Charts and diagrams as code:

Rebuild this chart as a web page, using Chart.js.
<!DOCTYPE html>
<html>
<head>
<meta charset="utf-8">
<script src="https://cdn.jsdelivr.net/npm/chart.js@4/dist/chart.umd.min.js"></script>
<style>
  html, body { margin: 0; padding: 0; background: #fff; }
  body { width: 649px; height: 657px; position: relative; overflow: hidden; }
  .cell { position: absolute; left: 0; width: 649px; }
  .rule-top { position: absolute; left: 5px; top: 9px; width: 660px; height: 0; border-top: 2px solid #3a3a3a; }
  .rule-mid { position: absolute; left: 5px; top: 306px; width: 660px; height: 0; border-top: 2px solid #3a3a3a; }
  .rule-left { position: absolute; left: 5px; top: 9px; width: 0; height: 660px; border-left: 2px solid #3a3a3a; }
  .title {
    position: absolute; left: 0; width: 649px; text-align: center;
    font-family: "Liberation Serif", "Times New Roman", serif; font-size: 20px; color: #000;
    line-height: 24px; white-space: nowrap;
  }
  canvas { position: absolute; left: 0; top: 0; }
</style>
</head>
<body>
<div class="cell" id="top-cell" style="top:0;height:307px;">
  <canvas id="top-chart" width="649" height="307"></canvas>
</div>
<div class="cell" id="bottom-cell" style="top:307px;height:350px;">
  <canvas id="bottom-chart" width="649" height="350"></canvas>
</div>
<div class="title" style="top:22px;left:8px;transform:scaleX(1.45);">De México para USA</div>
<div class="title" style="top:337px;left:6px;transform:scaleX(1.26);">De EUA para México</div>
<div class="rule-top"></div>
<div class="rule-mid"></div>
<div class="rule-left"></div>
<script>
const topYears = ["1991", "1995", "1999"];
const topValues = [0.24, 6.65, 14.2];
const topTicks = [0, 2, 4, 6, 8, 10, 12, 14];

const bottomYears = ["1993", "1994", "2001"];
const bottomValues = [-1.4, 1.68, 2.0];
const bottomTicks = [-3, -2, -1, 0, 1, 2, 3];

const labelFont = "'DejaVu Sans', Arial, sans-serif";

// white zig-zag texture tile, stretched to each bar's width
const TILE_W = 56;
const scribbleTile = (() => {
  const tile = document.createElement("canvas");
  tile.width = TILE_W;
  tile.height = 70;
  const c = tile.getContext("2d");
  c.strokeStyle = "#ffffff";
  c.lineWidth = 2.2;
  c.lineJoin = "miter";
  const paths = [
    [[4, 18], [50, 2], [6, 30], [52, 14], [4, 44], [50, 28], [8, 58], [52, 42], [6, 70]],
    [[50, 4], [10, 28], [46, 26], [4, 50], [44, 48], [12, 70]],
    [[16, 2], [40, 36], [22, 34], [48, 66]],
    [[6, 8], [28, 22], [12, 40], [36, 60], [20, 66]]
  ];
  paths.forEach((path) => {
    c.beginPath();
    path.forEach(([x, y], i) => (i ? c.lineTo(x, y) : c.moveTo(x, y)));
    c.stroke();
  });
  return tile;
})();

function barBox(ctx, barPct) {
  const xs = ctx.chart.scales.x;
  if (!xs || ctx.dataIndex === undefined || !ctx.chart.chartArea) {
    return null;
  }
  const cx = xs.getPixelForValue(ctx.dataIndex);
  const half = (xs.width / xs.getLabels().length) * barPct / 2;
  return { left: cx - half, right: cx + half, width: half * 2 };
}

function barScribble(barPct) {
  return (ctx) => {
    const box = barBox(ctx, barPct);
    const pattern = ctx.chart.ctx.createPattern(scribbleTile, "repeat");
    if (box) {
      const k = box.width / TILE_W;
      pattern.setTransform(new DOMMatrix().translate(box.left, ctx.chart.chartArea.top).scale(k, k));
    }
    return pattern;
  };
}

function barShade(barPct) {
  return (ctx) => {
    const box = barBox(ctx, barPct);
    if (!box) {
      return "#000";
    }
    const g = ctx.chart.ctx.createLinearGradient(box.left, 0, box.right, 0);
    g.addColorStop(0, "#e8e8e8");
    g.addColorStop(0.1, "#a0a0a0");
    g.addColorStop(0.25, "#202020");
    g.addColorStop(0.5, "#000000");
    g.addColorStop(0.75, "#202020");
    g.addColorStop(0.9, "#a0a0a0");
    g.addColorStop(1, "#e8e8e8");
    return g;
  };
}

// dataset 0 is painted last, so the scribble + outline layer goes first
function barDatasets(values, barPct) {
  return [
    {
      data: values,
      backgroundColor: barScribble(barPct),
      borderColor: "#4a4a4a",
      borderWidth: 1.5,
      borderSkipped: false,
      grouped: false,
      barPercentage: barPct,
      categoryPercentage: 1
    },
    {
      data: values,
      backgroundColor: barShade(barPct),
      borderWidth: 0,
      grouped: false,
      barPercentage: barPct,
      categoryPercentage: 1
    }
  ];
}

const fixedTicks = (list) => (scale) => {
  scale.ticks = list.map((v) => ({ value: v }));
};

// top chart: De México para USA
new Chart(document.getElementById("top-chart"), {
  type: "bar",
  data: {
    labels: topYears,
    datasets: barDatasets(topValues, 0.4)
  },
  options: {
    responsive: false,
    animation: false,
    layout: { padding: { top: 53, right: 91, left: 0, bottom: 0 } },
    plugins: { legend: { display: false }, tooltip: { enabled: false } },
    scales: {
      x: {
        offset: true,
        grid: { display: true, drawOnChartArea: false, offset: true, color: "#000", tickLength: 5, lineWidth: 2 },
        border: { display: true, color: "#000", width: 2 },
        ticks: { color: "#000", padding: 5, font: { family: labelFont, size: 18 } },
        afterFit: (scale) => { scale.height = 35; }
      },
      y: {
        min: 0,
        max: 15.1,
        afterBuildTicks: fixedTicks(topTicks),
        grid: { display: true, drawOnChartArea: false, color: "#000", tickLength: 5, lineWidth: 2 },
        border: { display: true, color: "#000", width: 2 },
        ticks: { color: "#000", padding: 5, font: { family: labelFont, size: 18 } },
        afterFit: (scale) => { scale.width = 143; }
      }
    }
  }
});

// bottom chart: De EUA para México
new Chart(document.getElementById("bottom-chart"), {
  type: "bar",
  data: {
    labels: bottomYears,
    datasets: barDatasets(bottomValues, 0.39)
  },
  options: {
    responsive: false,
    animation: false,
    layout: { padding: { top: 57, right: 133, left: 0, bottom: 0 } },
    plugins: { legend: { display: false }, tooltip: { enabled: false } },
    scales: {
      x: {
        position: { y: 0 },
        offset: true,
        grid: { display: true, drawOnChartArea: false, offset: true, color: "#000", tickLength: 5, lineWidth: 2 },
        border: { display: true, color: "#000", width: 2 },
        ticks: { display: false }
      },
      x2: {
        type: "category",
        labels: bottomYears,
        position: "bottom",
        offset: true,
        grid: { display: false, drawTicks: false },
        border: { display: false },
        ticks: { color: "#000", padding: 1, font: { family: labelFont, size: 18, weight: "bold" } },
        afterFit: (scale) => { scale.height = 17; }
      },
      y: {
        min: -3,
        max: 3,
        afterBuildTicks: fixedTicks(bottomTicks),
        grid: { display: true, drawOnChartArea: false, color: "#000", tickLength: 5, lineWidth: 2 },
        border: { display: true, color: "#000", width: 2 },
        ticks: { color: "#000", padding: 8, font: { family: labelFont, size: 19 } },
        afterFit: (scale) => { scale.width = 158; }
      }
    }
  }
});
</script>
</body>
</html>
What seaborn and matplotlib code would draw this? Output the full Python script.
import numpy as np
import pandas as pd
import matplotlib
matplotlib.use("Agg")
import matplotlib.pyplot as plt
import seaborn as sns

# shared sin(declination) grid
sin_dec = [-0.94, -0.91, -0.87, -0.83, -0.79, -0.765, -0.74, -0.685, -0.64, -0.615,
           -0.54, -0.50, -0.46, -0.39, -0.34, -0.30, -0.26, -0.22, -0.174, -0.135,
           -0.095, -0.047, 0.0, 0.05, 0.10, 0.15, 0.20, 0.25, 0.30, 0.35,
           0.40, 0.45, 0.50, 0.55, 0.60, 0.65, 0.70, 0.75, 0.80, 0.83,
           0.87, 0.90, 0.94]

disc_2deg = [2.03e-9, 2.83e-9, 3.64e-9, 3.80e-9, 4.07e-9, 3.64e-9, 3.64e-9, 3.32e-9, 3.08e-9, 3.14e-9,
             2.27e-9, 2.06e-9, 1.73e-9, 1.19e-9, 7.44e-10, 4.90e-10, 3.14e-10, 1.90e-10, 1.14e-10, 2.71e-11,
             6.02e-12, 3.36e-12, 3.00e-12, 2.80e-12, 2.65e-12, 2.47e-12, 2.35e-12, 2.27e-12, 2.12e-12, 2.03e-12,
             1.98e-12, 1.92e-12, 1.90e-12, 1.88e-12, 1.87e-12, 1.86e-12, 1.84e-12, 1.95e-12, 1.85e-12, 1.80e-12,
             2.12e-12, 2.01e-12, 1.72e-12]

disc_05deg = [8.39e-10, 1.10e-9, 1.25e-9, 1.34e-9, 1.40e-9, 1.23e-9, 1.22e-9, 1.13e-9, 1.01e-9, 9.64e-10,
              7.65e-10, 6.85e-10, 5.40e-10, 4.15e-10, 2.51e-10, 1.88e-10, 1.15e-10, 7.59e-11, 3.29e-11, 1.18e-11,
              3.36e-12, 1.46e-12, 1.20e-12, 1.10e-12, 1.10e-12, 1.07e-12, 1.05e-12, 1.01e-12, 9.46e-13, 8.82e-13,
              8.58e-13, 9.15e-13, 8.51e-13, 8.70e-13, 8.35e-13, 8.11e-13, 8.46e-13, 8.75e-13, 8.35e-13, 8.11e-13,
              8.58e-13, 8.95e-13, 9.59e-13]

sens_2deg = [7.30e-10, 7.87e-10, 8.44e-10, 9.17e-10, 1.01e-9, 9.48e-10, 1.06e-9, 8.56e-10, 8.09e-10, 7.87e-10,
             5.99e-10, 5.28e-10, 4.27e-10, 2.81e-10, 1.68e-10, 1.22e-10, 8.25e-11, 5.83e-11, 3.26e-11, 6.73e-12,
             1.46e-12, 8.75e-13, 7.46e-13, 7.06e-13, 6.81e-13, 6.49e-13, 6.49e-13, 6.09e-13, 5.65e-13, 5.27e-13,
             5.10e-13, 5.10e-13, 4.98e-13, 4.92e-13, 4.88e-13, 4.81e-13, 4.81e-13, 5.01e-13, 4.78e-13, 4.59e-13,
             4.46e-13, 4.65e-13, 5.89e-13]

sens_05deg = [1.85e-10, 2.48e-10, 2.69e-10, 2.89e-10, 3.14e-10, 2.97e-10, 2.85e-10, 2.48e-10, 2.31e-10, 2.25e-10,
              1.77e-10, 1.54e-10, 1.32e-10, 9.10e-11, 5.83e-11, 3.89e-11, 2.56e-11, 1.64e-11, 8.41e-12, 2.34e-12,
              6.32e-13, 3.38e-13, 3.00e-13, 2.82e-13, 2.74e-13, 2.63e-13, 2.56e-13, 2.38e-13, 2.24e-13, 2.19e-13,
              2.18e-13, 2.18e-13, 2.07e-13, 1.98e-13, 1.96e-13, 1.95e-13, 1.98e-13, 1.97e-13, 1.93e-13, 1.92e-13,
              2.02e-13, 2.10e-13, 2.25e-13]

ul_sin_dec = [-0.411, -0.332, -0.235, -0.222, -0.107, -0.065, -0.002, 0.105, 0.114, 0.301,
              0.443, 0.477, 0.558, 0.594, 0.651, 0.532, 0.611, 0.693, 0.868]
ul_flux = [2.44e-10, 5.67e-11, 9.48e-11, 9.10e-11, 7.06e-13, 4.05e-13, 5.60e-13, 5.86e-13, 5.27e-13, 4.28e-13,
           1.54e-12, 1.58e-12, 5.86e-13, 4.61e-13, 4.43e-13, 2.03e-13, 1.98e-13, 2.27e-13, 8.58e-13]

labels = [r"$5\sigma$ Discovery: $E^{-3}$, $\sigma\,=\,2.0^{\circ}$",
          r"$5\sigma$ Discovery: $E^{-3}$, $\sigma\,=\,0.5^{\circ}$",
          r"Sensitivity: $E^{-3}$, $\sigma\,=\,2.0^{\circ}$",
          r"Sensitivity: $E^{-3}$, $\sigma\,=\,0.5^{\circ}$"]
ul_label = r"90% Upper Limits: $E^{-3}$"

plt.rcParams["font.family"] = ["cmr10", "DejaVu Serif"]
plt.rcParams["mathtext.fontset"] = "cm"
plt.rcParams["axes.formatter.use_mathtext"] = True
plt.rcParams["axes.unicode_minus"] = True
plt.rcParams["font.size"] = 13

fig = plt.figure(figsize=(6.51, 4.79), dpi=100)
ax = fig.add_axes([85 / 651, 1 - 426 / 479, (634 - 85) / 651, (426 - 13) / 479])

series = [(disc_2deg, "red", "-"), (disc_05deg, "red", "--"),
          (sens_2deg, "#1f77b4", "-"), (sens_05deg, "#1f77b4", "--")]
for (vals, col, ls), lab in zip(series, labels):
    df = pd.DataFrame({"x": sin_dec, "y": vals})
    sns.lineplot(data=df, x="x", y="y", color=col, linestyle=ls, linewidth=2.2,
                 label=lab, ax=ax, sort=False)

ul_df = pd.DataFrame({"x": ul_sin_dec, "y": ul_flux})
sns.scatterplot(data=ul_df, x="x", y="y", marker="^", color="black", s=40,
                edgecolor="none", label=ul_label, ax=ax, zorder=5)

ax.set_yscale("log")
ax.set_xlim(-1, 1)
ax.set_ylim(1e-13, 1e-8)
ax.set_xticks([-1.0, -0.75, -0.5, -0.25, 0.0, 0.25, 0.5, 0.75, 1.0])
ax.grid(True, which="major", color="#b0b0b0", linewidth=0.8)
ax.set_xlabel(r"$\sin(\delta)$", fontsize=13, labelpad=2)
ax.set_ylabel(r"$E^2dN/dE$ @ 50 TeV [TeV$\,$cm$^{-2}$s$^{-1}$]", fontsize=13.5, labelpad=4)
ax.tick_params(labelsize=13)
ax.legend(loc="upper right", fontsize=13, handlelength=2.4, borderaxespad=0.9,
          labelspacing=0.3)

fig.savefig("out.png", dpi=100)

## BRIEF
From the entries above, give again exactly the lines running from the line with "What seaborn and" to the line with "0.87, 0.90, 0.94]"; include both of those lines.

## RESULT OF THE EXERCISE
What seaborn and matplotlib code would draw this? Output the full Python script.
import numpy as np
import pandas as pd
import matplotlib
matplotlib.use("Agg")
import matplotlib.pyplot as plt
import seaborn as sns

# shared sin(declination) grid
sin_dec = [-0.94, -0.91, -0.87, -0.83, -0.79, -0.765, -0.74, -0.685, -0.64, -0.615,
           -0.54, -0.50, -0.46, -0.39, -0.34, -0.30, -0.26, -0.22, -0.174, -0.135,
           -0.095, -0.047, 0.0, 0.05, 0.10, 0.15, 0.20, 0.25, 0.30, 0.35,
           0.40, 0.45, 0.50, 0.55, 0.60, 0.65, 0.70, 0.75, 0.80, 0.83,
           0.87, 0.90, 0.94]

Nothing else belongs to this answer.